* Available data
____

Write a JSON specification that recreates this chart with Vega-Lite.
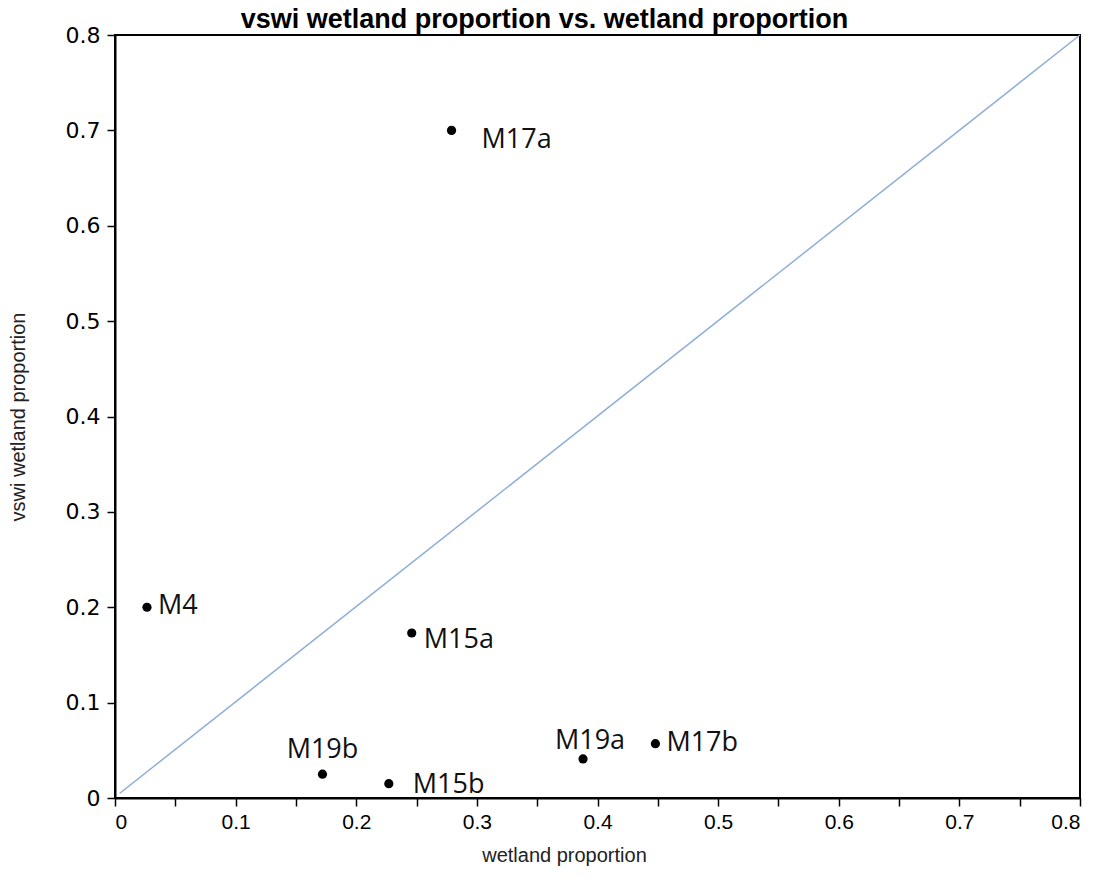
{
  "$schema": "https://vega.github.io/schema/vega-lite/v6.json",
  "autosize": "none",
  "width": 965,
  "height": 763,
  "padding": {"left": 115, "top": 35, "right": 25, "bottom": 86},
  "background": "white",
  "config": {
    "view": {"stroke": "#000", "strokeWidth": 2},
    "axis": {"grid": false, "domainColor": "#000", "domainWidth": 2, "tickColor": "#000", "tickWidth": 1.5, "tickSize": 8, "labelColor": "#000", "titleColor": "#222", "labelFont": "Liberation Sans", "titleFont": "Liberation Sans", "titleFontWeight": "normal"},
    "axisX": {"labelFontSize": 21, "titleFontSize": 20, "labelPadding": 5, "titlePadding": 13, "titleX": 449},
    "axisY": {"labelFont": "DejaVu Sans", "labelFontSize": 22, "titleFontSize": 20, "labelPadding": 7, "titlePadding": 37}
  },
  "title": {"text": "vswi wetland proportion vs. wetland proportion", "font": "Liberation Sans", "fontSize": 27, "fontWeight": "bold", "color": "#000", "anchor": "middle", "offset": -10, "dx": -53},
  "datasets": {
    "pts": [
      {"site": "M17a", "wetland": 0.279, "vswi": 0.700},
      {"site": "M4", "wetland": 0.0265, "vswi": 0.200},
      {"site": "M15a", "wetland": 0.246, "vswi": 0.173},
      {"site": "M19b", "wetland": 0.172, "vswi": 0.025},
      {"site": "M15b", "wetland": 0.227, "vswi": 0.015},
      {"site": "M19a", "wetland": 0.388, "vswi": 0.041},
      {"site": "M17b", "wetland": 0.448, "vswi": 0.057}
    ],
    "diag": [
      {"wetland": 0.004, "vswi": 0.005},
      {"wetland": 0.8, "vswi": 0.8}
    ]
  },
  "encoding": {
    "x": {"field": "wetland", "type": "quantitative", "scale": {"domain": [0, 0.8], "nice": false, "zero": false},
      "axis": {"title": "wetland proportion",
        "values": [0, 0.05, 0.1, 0.15, 0.2, 0.25, 0.3, 0.35, 0.4, 0.45, 0.5, 0.55, 0.6, 0.65, 0.7, 0.75, 0.8],
        "labelExpr": "(round(datum.value*100) % 10 == 0) ? format(datum.value, '~g') : ''"}},
    "y": {"field": "vswi", "type": "quantitative", "scale": {"domain": [0, 0.8], "nice": false, "zero": false},
      "axis": {"title": "vswi wetland proportion",
        "values": [0, 0.1, 0.2, 0.3, 0.4, 0.5, 0.6, 0.7, 0.8], "format": "~g"}}
  },
  "layer": [
    {
      "data": {"name": "diag"},
      "mark": {"type": "line", "color": "#8faed8", "strokeWidth": 1.5}
    },
    {
      "data": {"name": "pts"},
      "mark": {"type": "circle", "color": "#000", "opacity": 1, "size": 85}
    },
    {
      "data": {"name": "pts"},
      "transform": [{"filter": "indexof(['M4','M17b'], datum.site) >= 0"}],
      "mark": {"type": "text", "align": "left", "baseline": "middle", "dx": 11, "dy": -1, "font": "Open Sans", "fontSize": 27, "color": "#111"},
      "encoding": {"text": {"field": "site"}}
    },
    {
      "data": {"name": "pts"},
      "transform": [{"filter": "datum.site == 'M15a'"}],
      "mark": {"type": "text", "align": "left", "baseline": "middle", "dx": 12, "dy": 7, "font": "Open Sans", "fontSize": 27, "color": "#111"},
      "encoding": {"text": {"field": "site"}}
    },
    {
      "data": {"name": "pts"},
      "transform": [{"filter": "datum.site == 'M17a'"}],
      "mark": {"type": "text", "align": "left", "baseline": "middle", "dx": 30, "dy": 10, "font": "Open Sans", "fontSize": 27, "color": "#111"},
      "encoding": {"text": {"field": "site"}}
    },
    {
      "data": {"name": "pts"},
      "transform": [{"filter": "datum.site == 'M15b'"}],
      "mark": {"type": "text", "align": "left", "baseline": "middle", "dx": 24, "dy": 1, "font": "Open Sans", "fontSize": 27, "color": "#111"},
      "encoding": {"text": {"field": "site"}}
    },
    {
      "data": {"name": "pts"},
      "transform": [{"filter": "datum.site == 'M19b'"}],
      "mark": {"type": "text", "align": "center", "baseline": "middle", "dx": 0, "dy": -24, "font": "Open Sans", "fontSize": 27, "color": "#111"},
      "encoding": {"text": {"field": "site"}}
    },
    {
      "data": {"name": "pts"},
      "transform": [{"filter": "datum.site == 'M19a'"}],
      "mark": {"type": "text", "align": "center", "baseline": "middle", "dx": 7, "dy": -18, "font": "Open Sans", "fontSize": 27, "color": "#111"},
      "encoding": {"text": {"field": "site"}}
    }
  ]
}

____

* Set exercise
Every line above should be returned exactly; the pictures stay out.

* Written solution
Write a JSON specification that recreates this chart with Vega-Lite.
{
  "$schema": "https://vega.github.io/schema/vega-lite/v6.json",
  "autosize": "none",
  "width": 965,
  "height": 763,
  "padding": {"left": 115, "top": 35, "right": 25, "bottom": 86},
  "background": "white",
  "config": {
    "view": {"stroke": "#000", "strokeWidth": 2},
    "axis": {"grid": false, "domainColor": "#000", "domainWidth": 2, "tickColor": "#000", "tickWidth": 1.5, "tickSize": 8, "labelColor": "#000", "titleColor": "#222", "labelFont": "Liberation Sans", "titleFont": "Liberation Sans", "titleFontWeight": "normal"},
    "axisX": {"labelFontSize": 21, "titleFontSize": 20, "labelPadding": 5, "titlePadding": 13, "titleX": 449},
    "axisY": {"labelFont": "DejaVu Sans", "labelFontSize": 22, "titleFontSize": 20, "labelPadding": 7, "titlePadding": 37}
  },
  "title": {"text": "vswi wetland proportion vs. wetland proportion", "font": "Liberation Sans", "fontSize": 27, "fontWeight": "bold", "color": "#000", "anchor": "middle", "offset": -10, "dx": -53},
  "datasets": {
    "pts": [
      {"site": "M17a", "wetland": 0.279, "vswi": 0.700},
      {"site": "M4", "wetland": 0.0265, "vswi": 0.200},
      {"site": "M15a", "wetland": 0.246, "vswi": 0.173},
      {"site": "M19b", "wetland": 0.172, "vswi": 0.025},
      {"site": "M15b", "wetland": 0.227, "vswi": 0.015},
      {"site": "M19a", "wetland": 0.388, "vswi": 0.041},
      {"site": "M17b", "wetland": 0.448, "vswi": 0.057}
    ],
    "diag": [
      {"wetland": 0.004, "vswi": 0.005},
      {"wetland": 0.8, "vswi": 0.8}
    ]
  },
  "encoding": {
    "x": {"field": "wetland", "type": "quantitative", "scale": {"domain": [0, 0.8], "nice": false, "zero": false},
      "axis": {"title": "wetland proportion",
        "values": [0, 0.05, 0.1, 0.15, 0.2, 0.25, 0.3, 0.35, 0.4, 0.45, 0.5, 0.55, 0.6, 0.65, 0.7, 0.75, 0.8],
        "labelExpr": "(round(datum.value*100) % 10 == 0) ? format(datum.value, '~g') : ''"}},
    "y": {"field": "vswi", "type": "quantitative", "scale": {"domain": [0, 0.8], "nice": false, "zero": false},
      "axis": {"title": "vswi wetland proportion",
        "values": [0, 0.1, 0.2, 0.3, 0.4, 0.5, 0.6, 0.7, 0.8], "format": "~g"}}
  },
  "layer": [
    {
      "data": {"name": "diag"},
      "mark": {"type": "line", "color": "#8faed8", "strokeWidth": 1.5}
    },
    {
      "data": {"name": "pts"},
      "mark": {"type": "circle", "color": "#000", "opacity": 1, "size": 85}
    },
    {
      "data": {"name": "pts"},
      "transform": [{"filter": "indexof(['M4','M17b'], datum.site) >= 0"}],
      "mark": {"type": "text", "align": "left", "baseline": "middle", "dx": 11, "dy": -1, "font": "Open Sans", "fontSize": 27, "color": "#111"},
      "encoding": {"text": {"field": "site"}}
    },
    {
      "data": {"name": "pts"},
      "transform": [{"filter": "datum.site == 'M15a'"}],
      "mark": {"type": "text", "align": "left", "baseline": "middle", "dx": 12, "dy": 7, "font": "Open Sans", "fontSize": 27, "color": "#111"},
      "encoding": {"text": {"field": "site"}}
    },
    {
      "data": {"name": "pts"},
      "transform": [{"filter": "datum.site == 'M17a'"}],
      "mark": {"type": "text", "align": "left", "baseline": "middle", "dx": 30, "dy": 10, "font": "Open Sans", "fontSize": 27, "color": "#111"},
      "encoding": {"text": {"field": "site"}}
    },
    {
      "data": {"name": "pts"},
      "transform": [{"filter": "datum.site == 'M15b'"}],
      "mark": {"type": "text", "align": "left", "baseline": "middle", "dx": 24, "dy": 1, "font": "Open Sans", "fontSize": 27, "color": "#111"},
      "encoding": {"text": {"field": "site"}}
    },
    {
      "data": {"name": "pts"},
      "transform": [{"filter": "datum.site == 'M19b'"}],
      "mark": {"type": "text", "align": "center", "baseline": "middle", "dx": 0, "dy": -24, "font": "Open Sans", "fontSize": 27, "color": "#111"},
      "encoding": {"text": {"field": "site"}}
    },
    {
      "data": {"name": "pts"},
      "transform": [{"filter": "datum.site == 'M19a'"}],
      "mark": {"type": "text", "align": "center", "baseline": "middle", "dx": 7, "dy": -18, "font": "Open Sans", "fontSize": 27, "color": "#111"},
      "encoding": {"text": {"field": "site"}}
    }
  ]
}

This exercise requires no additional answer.